**Dataset records**

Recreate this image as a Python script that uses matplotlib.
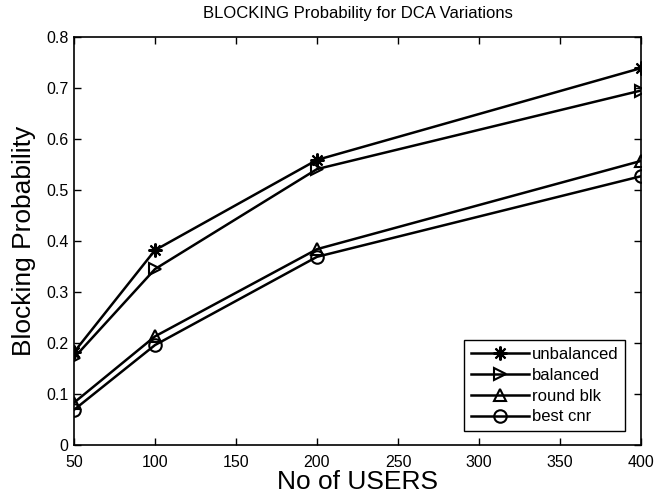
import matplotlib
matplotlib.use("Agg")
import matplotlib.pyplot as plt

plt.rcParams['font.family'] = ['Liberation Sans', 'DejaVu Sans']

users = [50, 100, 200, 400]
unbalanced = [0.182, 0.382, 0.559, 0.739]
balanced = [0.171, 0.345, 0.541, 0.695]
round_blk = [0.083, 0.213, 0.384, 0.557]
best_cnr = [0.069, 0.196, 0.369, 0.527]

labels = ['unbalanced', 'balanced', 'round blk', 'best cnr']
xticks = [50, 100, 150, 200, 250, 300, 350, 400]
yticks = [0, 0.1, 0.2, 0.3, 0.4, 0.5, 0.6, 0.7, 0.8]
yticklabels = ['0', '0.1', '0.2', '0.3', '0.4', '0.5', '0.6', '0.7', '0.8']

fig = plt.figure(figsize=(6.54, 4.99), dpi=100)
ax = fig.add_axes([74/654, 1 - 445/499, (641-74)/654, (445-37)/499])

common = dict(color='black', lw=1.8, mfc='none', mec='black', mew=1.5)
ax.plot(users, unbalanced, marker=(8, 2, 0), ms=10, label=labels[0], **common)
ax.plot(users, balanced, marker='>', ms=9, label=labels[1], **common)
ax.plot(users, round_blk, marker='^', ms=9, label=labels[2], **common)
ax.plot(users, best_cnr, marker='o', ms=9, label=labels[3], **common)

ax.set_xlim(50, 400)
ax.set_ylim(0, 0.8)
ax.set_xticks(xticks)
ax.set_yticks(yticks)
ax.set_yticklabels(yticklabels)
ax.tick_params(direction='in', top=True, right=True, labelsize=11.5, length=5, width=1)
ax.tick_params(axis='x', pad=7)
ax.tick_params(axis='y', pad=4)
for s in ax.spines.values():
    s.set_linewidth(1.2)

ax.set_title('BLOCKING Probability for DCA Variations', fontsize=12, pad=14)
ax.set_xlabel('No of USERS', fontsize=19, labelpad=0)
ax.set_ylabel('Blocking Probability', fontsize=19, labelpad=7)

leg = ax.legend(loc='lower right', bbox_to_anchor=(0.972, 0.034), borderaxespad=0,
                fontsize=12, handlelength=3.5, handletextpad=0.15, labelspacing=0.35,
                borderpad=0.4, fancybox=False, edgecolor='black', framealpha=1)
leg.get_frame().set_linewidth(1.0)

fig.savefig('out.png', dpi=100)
==
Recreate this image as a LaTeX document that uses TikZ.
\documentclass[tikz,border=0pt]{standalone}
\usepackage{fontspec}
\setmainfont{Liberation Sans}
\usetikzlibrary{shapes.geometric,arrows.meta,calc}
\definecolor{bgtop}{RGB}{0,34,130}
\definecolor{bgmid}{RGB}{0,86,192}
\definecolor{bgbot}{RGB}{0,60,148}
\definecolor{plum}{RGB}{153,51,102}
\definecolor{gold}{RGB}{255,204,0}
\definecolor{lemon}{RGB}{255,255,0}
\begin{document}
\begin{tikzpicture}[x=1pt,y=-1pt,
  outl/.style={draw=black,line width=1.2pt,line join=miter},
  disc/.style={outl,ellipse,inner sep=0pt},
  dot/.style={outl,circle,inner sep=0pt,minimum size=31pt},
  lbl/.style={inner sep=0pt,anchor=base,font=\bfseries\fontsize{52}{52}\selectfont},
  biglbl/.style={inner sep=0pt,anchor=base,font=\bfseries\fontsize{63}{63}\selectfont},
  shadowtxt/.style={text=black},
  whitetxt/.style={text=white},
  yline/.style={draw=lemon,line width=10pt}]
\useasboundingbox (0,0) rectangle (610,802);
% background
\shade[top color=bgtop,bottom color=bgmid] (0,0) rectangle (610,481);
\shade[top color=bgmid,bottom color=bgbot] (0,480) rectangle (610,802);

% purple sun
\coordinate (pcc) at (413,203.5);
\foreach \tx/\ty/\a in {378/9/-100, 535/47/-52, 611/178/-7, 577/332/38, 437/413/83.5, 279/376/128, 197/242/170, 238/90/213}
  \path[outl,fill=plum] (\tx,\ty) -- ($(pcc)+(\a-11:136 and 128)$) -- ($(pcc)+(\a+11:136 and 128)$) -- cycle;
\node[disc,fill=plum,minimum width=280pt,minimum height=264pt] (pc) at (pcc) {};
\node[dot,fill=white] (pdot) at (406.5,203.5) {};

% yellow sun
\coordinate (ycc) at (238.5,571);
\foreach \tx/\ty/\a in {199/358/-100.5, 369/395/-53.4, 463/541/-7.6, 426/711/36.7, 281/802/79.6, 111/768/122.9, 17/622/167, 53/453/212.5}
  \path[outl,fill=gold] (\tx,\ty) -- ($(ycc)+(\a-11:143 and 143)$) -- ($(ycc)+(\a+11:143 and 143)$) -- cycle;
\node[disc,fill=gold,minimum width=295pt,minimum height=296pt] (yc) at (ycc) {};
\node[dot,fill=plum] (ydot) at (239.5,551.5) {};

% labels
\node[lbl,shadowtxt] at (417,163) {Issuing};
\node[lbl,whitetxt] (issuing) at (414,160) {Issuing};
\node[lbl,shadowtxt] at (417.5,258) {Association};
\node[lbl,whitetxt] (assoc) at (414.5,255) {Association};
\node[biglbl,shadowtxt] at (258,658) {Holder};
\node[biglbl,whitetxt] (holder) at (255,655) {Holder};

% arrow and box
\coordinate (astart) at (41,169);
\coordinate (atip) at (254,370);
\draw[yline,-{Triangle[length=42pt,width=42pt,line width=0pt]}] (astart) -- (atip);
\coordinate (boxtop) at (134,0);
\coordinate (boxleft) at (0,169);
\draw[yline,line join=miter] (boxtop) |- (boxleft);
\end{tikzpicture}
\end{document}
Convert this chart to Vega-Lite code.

**To be done**
Print everything from the line with "Recreate this image as a Python" down to the line with "ax = fig.add_axes([74/654, 1", both included, exactly as written and without the pictures.

**Worked answer**
Recreate this image as a Python script that uses matplotlib.
import matplotlib
matplotlib.use("Agg")
import matplotlib.pyplot as plt

plt.rcParams['font.family'] = ['Liberation Sans', 'DejaVu Sans']

users = [50, 100, 200, 400]
unbalanced = [0.182, 0.382, 0.559, 0.739]
balanced = [0.171, 0.345, 0.541, 0.695]
round_blk = [0.083, 0.213, 0.384, 0.557]
best_cnr = [0.069, 0.196, 0.369, 0.527]

labels = ['unbalanced', 'balanced', 'round blk', 'best cnr']
xticks = [50, 100, 150, 200, 250, 300, 350, 400]
yticks = [0, 0.1, 0.2, 0.3, 0.4, 0.5, 0.6, 0.7, 0.8]
yticklabels = ['0', '0.1', '0.2', '0.3', '0.4', '0.5', '0.6', '0.7', '0.8']

fig = plt.figure(figsize=(6.54, 4.99), dpi=100)
ax = fig.add_axes([74/654, 1 - 445/499, (641-74)/654, (445-37)/499])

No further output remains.